▸ **MATERIAL PROVIDED**
☆ ☆ ☆ ☆
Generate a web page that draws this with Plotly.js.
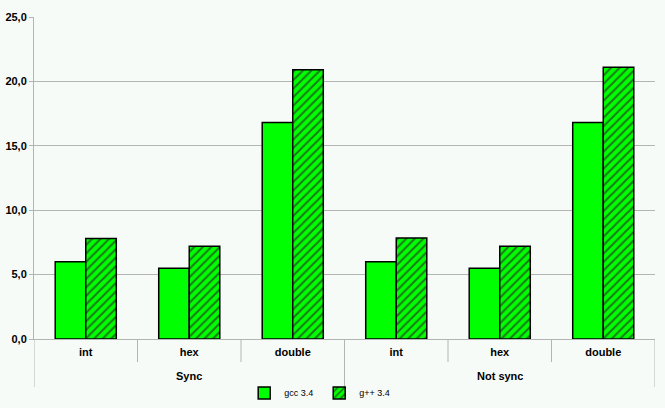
<!DOCTYPE html>
<html><head><meta charset="utf-8">
<script src="https://cdn.plot.ly/plotly-3.0.1.min.js"></script>
<style>html,body{margin:0;padding:0;background:#f6fbf8;}</style>
</head><body><div id="chart" style="width:665px;height:408px;"></div>
<script>
const groups = ["Sync","Sync","Sync","Not sync","Not sync","Not sync"];
const kinds = ["int","hex","double","int","hex","double"];
const gccValues = [6.0, 5.5, 16.8, 6.0, 5.5, 16.8];
const gppValues = [7.8, 7.2, 20.9, 7.85, 7.2, 21.1];
const seriesNames = ["gcc 3.4", "g++ 3.4"];

const pos = kinds.map((k, i) => i);
const plotH = 408 - 17 - 69;
const px = p => -p / plotH;
const gray = '#b4b4b4';
const baseFont = 'Liberation Sans, Arial, sans-serif';

const traces = [
  {type:'bar', name:seriesNames[0], x:pos, y:gccValues,
   marker:{color:'#00ff00', line:{color:'#000000', width:1.5}}},
  {type:'bar', name:seriesNames[1], x:pos, y:gppValues,
   marker:{color:'#00ff00', line:{color:'#000000', width:1.5},
     pattern:{shape:'/', fgcolor:'#1a7a1a', bgcolor:'#00ff00', size:6, solidity:0.35}}}
];

const shapes = [];
const annotations = [];
for (let i = 0; i <= kinds.length; i++) {
  const b = i - 0.5;
  const outer = i === 0 || i === kinds.length || groups[i] !== groups[i - 1];
  shapes.push({type:'line', xref:'x', yref:'paper', x0:b, x1:b, y0:0, y1:px(outer ? 48 : 23),
    line:{color:gray, width:1}});
}
const uniqueGroups = [...new Set(groups)];
uniqueGroups.forEach(g => {
  const idx = pos.filter(i => groups[i] === g);
  const c = (idx[0] + idx[idx.length - 1]) / 2;
  annotations.push({xref:'x', yref:'paper', x:c, y:px(37), yanchor:'middle', showarrow:false,
    text:'<b>' + g + '</b>', font:{family:baseFont, size:11, color:'#000'}});
});

const layout = {
  width:665, height:408,
  margin:{l:34, r:10, t:17, b:69},
  paper_bgcolor:'#f6fbf8', plot_bgcolor:'#f6fbf8',
  separators:',.',
  barmode:'group', bargap:0.41, bargroupgap:0,
  showlegend:true,
  legend:{orientation:'h', x:0.48, xanchor:'center', xref:'container', yref:'container', y:0.037, yanchor:'middle',
    font:{family:baseFont, size:9, color:'#000'},
    itemwidth:30, entrywidth:30, entrywidthmode:'pixels', tracegroupgap:0, bgcolor:'rgba(0,0,0,0)'},
  xaxis:{range:[-0.5, kinds.length - 0.5], showgrid:false, zeroline:false, showline:true, linecolor:gray, linewidth:1,
    tickmode:'array', tickvals:pos, ticktext:kinds, ticks:'', ticklabelstandoff:3, automargin:false,
    tickfont:{family:baseFont, size:11, color:'#000', weight:'bold'}},
  yaxis:{range:[0,25], dtick:5, tickformat:'.1f', showgrid:true, gridcolor:gray, gridwidth:1,
    showline:true, linecolor:gray, zeroline:false, ticks:'outside', ticklen:4, tickcolor:gray, automargin:false,
    tickfont:{family:baseFont, size:11, color:'#000', weight:'bold'}},
  shapes:shapes, annotations:annotations,
  font:{family:baseFont}
};
Plotly.newPlot('chart', traces, layout, {displayModeBar:false});
</script></body></html>
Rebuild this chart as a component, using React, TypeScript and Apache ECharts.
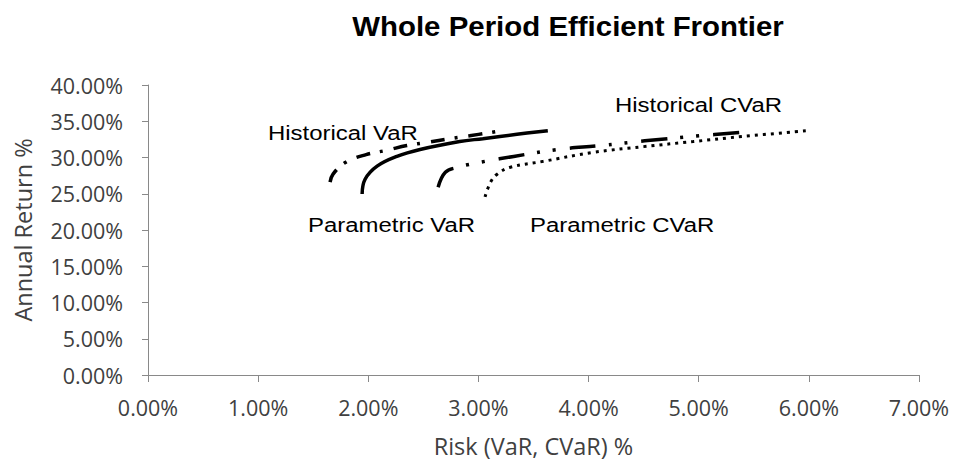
☆ ☆ ☆ ☆
Copy every line above word for word and exclude the pictures.

▸ **OUTPUT OF THE EXERCISE**
Generate a web page that draws this with Plotly.js.
<!DOCTYPE html>
<html><head><meta charset="utf-8">
<script src="https://cdn.plot.ly/plotly-3.0.1.min.js"></script>
<style>html,body{margin:0;padding:0;background:#f6fbf8;}</style>
</head><body><div id="chart" style="width:665px;height:408px;"></div>
<script>
const groups = ["Sync","Sync","Sync","Not sync","Not sync","Not sync"];
const kinds = ["int","hex","double","int","hex","double"];
const gccValues = [6.0, 5.5, 16.8, 6.0, 5.5, 16.8];
const gppValues = [7.8, 7.2, 20.9, 7.85, 7.2, 21.1];
const seriesNames = ["gcc 3.4", "g++ 3.4"];

const pos = kinds.map((k, i) => i);
const plotH = 408 - 17 - 69;
const px = p => -p / plotH;
const gray = '#b4b4b4';
const baseFont = 'Liberation Sans, Arial, sans-serif';

const traces = [
  {type:'bar', name:seriesNames[0], x:pos, y:gccValues,
   marker:{color:'#00ff00', line:{color:'#000000', width:1.5}}},
  {type:'bar', name:seriesNames[1], x:pos, y:gppValues,
   marker:{color:'#00ff00', line:{color:'#000000', width:1.5},
     pattern:{shape:'/', fgcolor:'#1a7a1a', bgcolor:'#00ff00', size:6, solidity:0.35}}}
];

const shapes = [];
const annotations = [];
for (let i = 0; i <= kinds.length; i++) {
  const b = i - 0.5;
  const outer = i === 0 || i === kinds.length || groups[i] !== groups[i - 1];
  shapes.push({type:'line', xref:'x', yref:'paper', x0:b, x1:b, y0:0, y1:px(outer ? 48 : 23),
    line:{color:gray, width:1}});
}
const uniqueGroups = [...new Set(groups)];
uniqueGroups.forEach(g => {
  const idx = pos.filter(i => groups[i] === g);
  const c = (idx[0] + idx[idx.length - 1]) / 2;
  annotations.push({xref:'x', yref:'paper', x:c, y:px(37), yanchor:'middle', showarrow:false,
    text:'<b>' + g + '</b>', font:{family:baseFont, size:11, color:'#000'}});
});

const layout = {
  width:665, height:408,
  margin:{l:34, r:10, t:17, b:69},
  paper_bgcolor:'#f6fbf8', plot_bgcolor:'#f6fbf8',
  separators:',.',
  barmode:'group', bargap:0.41, bargroupgap:0,
  showlegend:true,
  legend:{orientation:'h', x:0.48, xanchor:'center', xref:'container', yref:'container', y:0.037, yanchor:'middle',
    font:{family:baseFont, size:9, color:'#000'},
    itemwidth:30, entrywidth:30, entrywidthmode:'pixels', tracegroupgap:0, bgcolor:'rgba(0,0,0,0)'},
  xaxis:{range:[-0.5, kinds.length - 0.5], showgrid:false, zeroline:false, showline:true, linecolor:gray, linewidth:1,
    tickmode:'array', tickvals:pos, ticktext:kinds, ticks:'', ticklabelstandoff:3, automargin:false,
    tickfont:{family:baseFont, size:11, color:'#000', weight:'bold'}},
  yaxis:{range:[0,25], dtick:5, tickformat:'.1f', showgrid:true, gridcolor:gray, gridwidth:1,
    showline:true, linecolor:gray, zeroline:false, ticks:'outside', ticklen:4, tickcolor:gray, automargin:false,
    tickfont:{family:baseFont, size:11, color:'#000', weight:'bold'}},
  shapes:shapes, annotations:annotations,
  font:{family:baseFont}
};
Plotly.newPlot('chart', traces, layout, {displayModeBar:false});
</script></body></html>
Rebuild this chart as a component, using React, TypeScript and Apache ECharts.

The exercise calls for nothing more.